Adapting to Mobile Email Marketing

In this day and age, email marketers must learn to adapt their strategies for mobile email marketing. It’s true that email marketing is still one of the most efficient ways to reach your audience, and that there are still a lot of desktop users, but the number of people who access the Internet and read their mails on a mobile device has started to overtake desktop users, so failing to optimize your strategy for mobile email marketing is ignoring the needs of a large potential userbase.

If you’re not familiar with the specific differences between marketing to a conventional desktop user and a mobile one, here are a few things that you need to pay attention to:


The Mobile Device


Desktop users have access to large screens, some even using multiple large screen monitors to extend their desktops beyond the scope of a single monitor. Mobile users don’t have the same privilege, as they have to contend with a small screen with no option to go beyond it. This means you have to find the sweet spot between your text and images being large enough to make it visible and legible on a mobile device, while also ensuring that it’s not too large that it requires multiple scrolling to get the message across.

For images, as much as possible you have to ensure that it can be seen in its entirety on a mobile screen. In cases where it must be larger than the screen real estate available, you should always provide visual cues that make it easy for the user to realize that scrolling is needed.

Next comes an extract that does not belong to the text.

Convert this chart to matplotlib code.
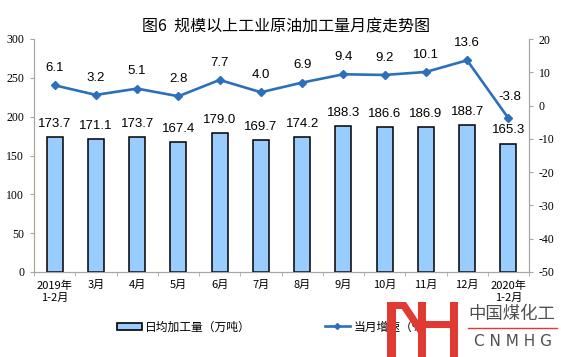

For text, especially in subject lines, ensure that it isn’t too long that it requires sideways scrolling. It’s fine for people if their reader turns things into pages that you have to read sideways, as that’s what conventional books do – but if they only need to scroll sideways to read a few straggling text, it becomes tedious.


The Audience


Sometimes people’s preference in the device they use to read their emails is indicative of other things that you can use to categorize them. For instance, desktop users usually have more time and will be willing to explore every nook and cranny of your message, as they are almost always sitting on a chair comfortably while using the PC, either at home or at work. Whereas mobile users are usually using their devices on the go – during commute, in public places, while talking to people – so their attention is divided and won’t have the ability to focus exclusively on your mail. This plays into how you craft your messages and how you present your information.


The Location


With desktop users, you don’t really need to know much about the user outside of his country of origin, just to get basic things like language preference and possibly some broad culture-specific things. However, mobile devices now come equipped with location-tagging capabilities that will help you target audiences with pinpoint accuracy based on their geophysical location. For instance, you can send out mails advertising the latest fastfood promo to people who are working across a branch of said fastfood. Or you can blast advertisements about cold drinks to people who are in a city currently suffering from a heat wave. It will require a little bit of technical fiddling but nothing that a decent email marketing program couldn’t do.